*** Collected material
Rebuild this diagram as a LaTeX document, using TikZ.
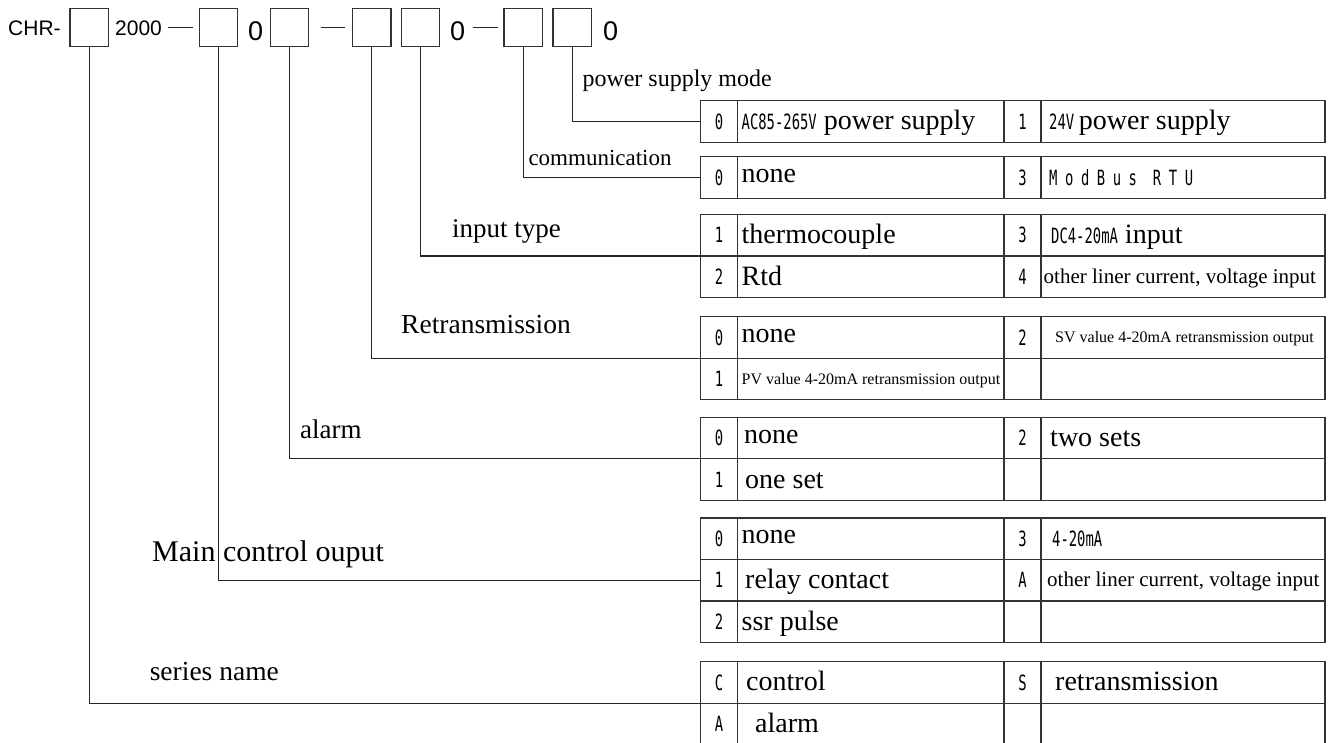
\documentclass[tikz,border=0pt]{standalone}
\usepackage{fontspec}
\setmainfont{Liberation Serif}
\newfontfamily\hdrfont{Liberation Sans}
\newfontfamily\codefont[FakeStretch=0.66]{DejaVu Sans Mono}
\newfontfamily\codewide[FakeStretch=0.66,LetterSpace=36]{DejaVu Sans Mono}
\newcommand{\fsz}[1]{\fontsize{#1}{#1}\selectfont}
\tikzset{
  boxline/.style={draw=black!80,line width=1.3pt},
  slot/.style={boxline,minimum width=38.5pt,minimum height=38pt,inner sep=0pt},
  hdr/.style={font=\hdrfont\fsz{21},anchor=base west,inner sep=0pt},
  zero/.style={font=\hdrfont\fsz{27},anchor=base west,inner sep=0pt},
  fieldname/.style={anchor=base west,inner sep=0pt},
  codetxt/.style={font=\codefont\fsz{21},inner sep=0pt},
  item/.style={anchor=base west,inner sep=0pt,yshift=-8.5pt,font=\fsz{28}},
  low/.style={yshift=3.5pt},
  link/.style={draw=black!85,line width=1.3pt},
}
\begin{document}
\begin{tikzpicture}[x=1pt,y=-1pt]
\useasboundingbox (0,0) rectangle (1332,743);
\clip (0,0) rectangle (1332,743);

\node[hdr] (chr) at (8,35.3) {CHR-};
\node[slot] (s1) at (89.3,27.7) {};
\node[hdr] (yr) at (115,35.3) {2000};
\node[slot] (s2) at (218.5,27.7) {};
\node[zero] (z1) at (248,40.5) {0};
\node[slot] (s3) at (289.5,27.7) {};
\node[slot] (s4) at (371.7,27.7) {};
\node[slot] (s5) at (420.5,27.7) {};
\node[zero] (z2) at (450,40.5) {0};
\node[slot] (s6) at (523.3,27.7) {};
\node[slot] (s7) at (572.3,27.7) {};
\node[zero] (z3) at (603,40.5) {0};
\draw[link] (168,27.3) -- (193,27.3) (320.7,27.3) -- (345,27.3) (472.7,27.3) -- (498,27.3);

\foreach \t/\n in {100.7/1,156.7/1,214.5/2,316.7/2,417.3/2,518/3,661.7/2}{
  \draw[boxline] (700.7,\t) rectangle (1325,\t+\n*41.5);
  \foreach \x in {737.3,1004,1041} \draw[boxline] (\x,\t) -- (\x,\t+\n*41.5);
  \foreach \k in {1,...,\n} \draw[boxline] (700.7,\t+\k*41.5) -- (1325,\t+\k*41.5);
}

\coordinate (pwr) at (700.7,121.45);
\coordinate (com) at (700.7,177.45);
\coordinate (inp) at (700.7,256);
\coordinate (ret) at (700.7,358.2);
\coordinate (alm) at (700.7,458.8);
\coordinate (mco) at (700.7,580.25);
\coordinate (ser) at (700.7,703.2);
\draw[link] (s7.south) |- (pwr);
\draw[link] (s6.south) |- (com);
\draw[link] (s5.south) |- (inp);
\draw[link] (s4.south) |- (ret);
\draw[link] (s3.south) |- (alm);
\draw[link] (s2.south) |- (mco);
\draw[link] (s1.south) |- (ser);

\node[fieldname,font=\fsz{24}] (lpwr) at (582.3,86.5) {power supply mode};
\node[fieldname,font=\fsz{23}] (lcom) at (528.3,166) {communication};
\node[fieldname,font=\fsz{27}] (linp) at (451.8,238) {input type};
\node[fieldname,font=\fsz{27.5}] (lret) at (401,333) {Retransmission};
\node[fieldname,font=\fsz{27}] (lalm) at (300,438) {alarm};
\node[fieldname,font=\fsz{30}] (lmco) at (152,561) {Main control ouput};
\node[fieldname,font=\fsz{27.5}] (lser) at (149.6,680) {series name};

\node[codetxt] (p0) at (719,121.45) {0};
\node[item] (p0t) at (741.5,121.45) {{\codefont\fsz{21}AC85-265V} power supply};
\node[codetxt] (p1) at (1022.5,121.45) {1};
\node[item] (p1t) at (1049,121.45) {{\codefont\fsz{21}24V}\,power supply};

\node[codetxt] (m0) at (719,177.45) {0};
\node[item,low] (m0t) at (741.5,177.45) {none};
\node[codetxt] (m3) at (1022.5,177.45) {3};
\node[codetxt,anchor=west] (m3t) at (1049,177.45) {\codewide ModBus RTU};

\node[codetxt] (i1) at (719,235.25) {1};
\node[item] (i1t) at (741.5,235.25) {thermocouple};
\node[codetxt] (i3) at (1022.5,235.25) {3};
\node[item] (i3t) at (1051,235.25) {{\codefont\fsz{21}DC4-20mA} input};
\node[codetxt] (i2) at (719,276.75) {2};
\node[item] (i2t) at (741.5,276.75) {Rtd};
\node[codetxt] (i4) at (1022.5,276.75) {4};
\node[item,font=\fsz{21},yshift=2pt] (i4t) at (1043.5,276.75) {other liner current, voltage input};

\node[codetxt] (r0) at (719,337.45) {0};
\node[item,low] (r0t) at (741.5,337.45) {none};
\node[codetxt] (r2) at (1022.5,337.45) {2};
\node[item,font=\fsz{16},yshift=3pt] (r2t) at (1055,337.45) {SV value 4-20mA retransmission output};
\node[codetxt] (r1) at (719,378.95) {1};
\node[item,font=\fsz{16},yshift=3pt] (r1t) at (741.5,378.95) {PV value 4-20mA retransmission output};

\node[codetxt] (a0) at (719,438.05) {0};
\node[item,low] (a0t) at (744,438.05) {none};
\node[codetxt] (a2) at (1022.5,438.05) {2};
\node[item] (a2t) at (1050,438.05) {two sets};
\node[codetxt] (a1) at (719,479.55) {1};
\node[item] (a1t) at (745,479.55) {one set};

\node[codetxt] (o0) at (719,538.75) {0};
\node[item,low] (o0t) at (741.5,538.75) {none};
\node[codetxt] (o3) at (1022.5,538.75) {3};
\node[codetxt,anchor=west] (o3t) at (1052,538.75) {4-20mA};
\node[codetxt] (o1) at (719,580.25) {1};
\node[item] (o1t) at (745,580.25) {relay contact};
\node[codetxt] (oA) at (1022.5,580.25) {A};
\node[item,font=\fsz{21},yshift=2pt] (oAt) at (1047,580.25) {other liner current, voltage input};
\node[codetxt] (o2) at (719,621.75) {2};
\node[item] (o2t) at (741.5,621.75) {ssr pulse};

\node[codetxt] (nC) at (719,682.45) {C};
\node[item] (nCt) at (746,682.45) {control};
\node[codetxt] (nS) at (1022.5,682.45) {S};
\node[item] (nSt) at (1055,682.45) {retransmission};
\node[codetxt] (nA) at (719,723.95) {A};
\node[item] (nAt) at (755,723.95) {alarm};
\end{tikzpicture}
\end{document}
******
Short task:
Set down the material exactly, every line of it, except for the pictures.

Solution to this task:
Rebuild this diagram as a LaTeX document, using TikZ.
\documentclass[tikz,border=0pt]{standalone}
\usepackage{fontspec}
\setmainfont{Liberation Serif}
\newfontfamily\hdrfont{Liberation Sans}
\newfontfamily\codefont[FakeStretch=0.66]{DejaVu Sans Mono}
\newfontfamily\codewide[FakeStretch=0.66,LetterSpace=36]{DejaVu Sans Mono}
\newcommand{\fsz}[1]{\fontsize{#1}{#1}\selectfont}
\tikzset{
  boxline/.style={draw=black!80,line width=1.3pt},
  slot/.style={boxline,minimum width=38.5pt,minimum height=38pt,inner sep=0pt},
  hdr/.style={font=\hdrfont\fsz{21},anchor=base west,inner sep=0pt},
  zero/.style={font=\hdrfont\fsz{27},anchor=base west,inner sep=0pt},
  fieldname/.style={anchor=base west,inner sep=0pt},
  codetxt/.style={font=\codefont\fsz{21},inner sep=0pt},
  item/.style={anchor=base west,inner sep=0pt,yshift=-8.5pt,font=\fsz{28}},
  low/.style={yshift=3.5pt},
  link/.style={draw=black!85,line width=1.3pt},
}
\begin{document}
\begin{tikzpicture}[x=1pt,y=-1pt]
\useasboundingbox (0,0) rectangle (1332,743);
\clip (0,0) rectangle (1332,743);

\node[hdr] (chr) at (8,35.3) {CHR-};
\node[slot] (s1) at (89.3,27.7) {};
\node[hdr] (yr) at (115,35.3) {2000};
\node[slot] (s2) at (218.5,27.7) {};
\node[zero] (z1) at (248,40.5) {0};
\node[slot] (s3) at (289.5,27.7) {};
\node[slot] (s4) at (371.7,27.7) {};
\node[slot] (s5) at (420.5,27.7) {};
\node[zero] (z2) at (450,40.5) {0};
\node[slot] (s6) at (523.3,27.7) {};
\node[slot] (s7) at (572.3,27.7) {};
\node[zero] (z3) at (603,40.5) {0};
\draw[link] (168,27.3) -- (193,27.3) (320.7,27.3) -- (345,27.3) (472.7,27.3) -- (498,27.3);

\foreach \t/\n in {100.7/1,156.7/1,214.5/2,316.7/2,417.3/2,518/3,661.7/2}{
  \draw[boxline] (700.7,\t) rectangle (1325,\t+\n*41.5);
  \foreach \x in {737.3,1004,1041} \draw[boxline] (\x,\t) -- (\x,\t+\n*41.5);
  \foreach \k in {1,...,\n} \draw[boxline] (700.7,\t+\k*41.5) -- (1325,\t+\k*41.5);
}

\coordinate (pwr) at (700.7,121.45);
\coordinate (com) at (700.7,177.45);
\coordinate (inp) at (700.7,256);
\coordinate (ret) at (700.7,358.2);
\coordinate (alm) at (700.7,458.8);
\coordinate (mco) at (700.7,580.25);
\coordinate (ser) at (700.7,703.2);
\draw[link] (s7.south) |- (pwr);
\draw[link] (s6.south) |- (com);
\draw[link] (s5.south) |- (inp);
\draw[link] (s4.south) |- (ret);
\draw[link] (s3.south) |- (alm);
\draw[link] (s2.south) |- (mco);
\draw[link] (s1.south) |- (ser);

\node[fieldname,font=\fsz{24}] (lpwr) at (582.3,86.5) {power supply mode};
\node[fieldname,font=\fsz{23}] (lcom) at (528.3,166) {communication};
\node[fieldname,font=\fsz{27}] (linp) at (451.8,238) {input type};
\node[fieldname,font=\fsz{27.5}] (lret) at (401,333) {Retransmission};
\node[fieldname,font=\fsz{27}] (lalm) at (300,438) {alarm};
\node[fieldname,font=\fsz{30}] (lmco) at (152,561) {Main control ouput};
\node[fieldname,font=\fsz{27.5}] (lser) at (149.6,680) {series name};

\node[codetxt] (p0) at (719,121.45) {0};
\node[item] (p0t) at (741.5,121.45) {{\codefont\fsz{21}AC85-265V} power supply};
\node[codetxt] (p1) at (1022.5,121.45) {1};
\node[item] (p1t) at (1049,121.45) {{\codefont\fsz{21}24V}\,power supply};

\node[codetxt] (m0) at (719,177.45) {0};
\node[item,low] (m0t) at (741.5,177.45) {none};
\node[codetxt] (m3) at (1022.5,177.45) {3};
\node[codetxt,anchor=west] (m3t) at (1049,177.45) {\codewide ModBus RTU};

\node[codetxt] (i1) at (719,235.25) {1};
\node[item] (i1t) at (741.5,235.25) {thermocouple};
\node[codetxt] (i3) at (1022.5,235.25) {3};
\node[item] (i3t) at (1051,235.25) {{\codefont\fsz{21}DC4-20mA} input};
\node[codetxt] (i2) at (719,276.75) {2};
\node[item] (i2t) at (741.5,276.75) {Rtd};
\node[codetxt] (i4) at (1022.5,276.75) {4};
\node[item,font=\fsz{21},yshift=2pt] (i4t) at (1043.5,276.75) {other liner current, voltage input};

\node[codetxt] (r0) at (719,337.45) {0};
\node[item,low] (r0t) at (741.5,337.45) {none};
\node[codetxt] (r2) at (1022.5,337.45) {2};
\node[item,font=\fsz{16},yshift=3pt] (r2t) at (1055,337.45) {SV value 4-20mA retransmission output};
\node[codetxt] (r1) at (719,378.95) {1};
\node[item,font=\fsz{16},yshift=3pt] (r1t) at (741.5,378.95) {PV value 4-20mA retransmission output};

\node[codetxt] (a0) at (719,438.05) {0};
\node[item,low] (a0t) at (744,438.05) {none};
\node[codetxt] (a2) at (1022.5,438.05) {2};
\node[item] (a2t) at (1050,438.05) {two sets};
\node[codetxt] (a1) at (719,479.55) {1};
\node[item] (a1t) at (745,479.55) {one set};

\node[codetxt] (o0) at (719,538.75) {0};
\node[item,low] (o0t) at (741.5,538.75) {none};
\node[codetxt] (o3) at (1022.5,538.75) {3};
\node[codetxt,anchor=west] (o3t) at (1052,538.75) {4-20mA};
\node[codetxt] (o1) at (719,580.25) {1};
\node[item] (o1t) at (745,580.25) {relay contact};
\node[codetxt] (oA) at (1022.5,580.25) {A};
\node[item,font=\fsz{21},yshift=2pt] (oAt) at (1047,580.25) {other liner current, voltage input};
\node[codetxt] (o2) at (719,621.75) {2};
\node[item] (o2t) at (741.5,621.75) {ssr pulse};

\node[codetxt] (nC) at (719,682.45) {C};
\node[item] (nCt) at (746,682.45) {control};
\node[codetxt] (nS) at (1022.5,682.45) {S};
\node[item] (nSt) at (1055,682.45) {retransmission};
\node[codetxt] (nA) at (719,723.95) {A};
\node[item] (nAt) at (755,723.95) {alarm};
\end{tikzpicture}
\end{document}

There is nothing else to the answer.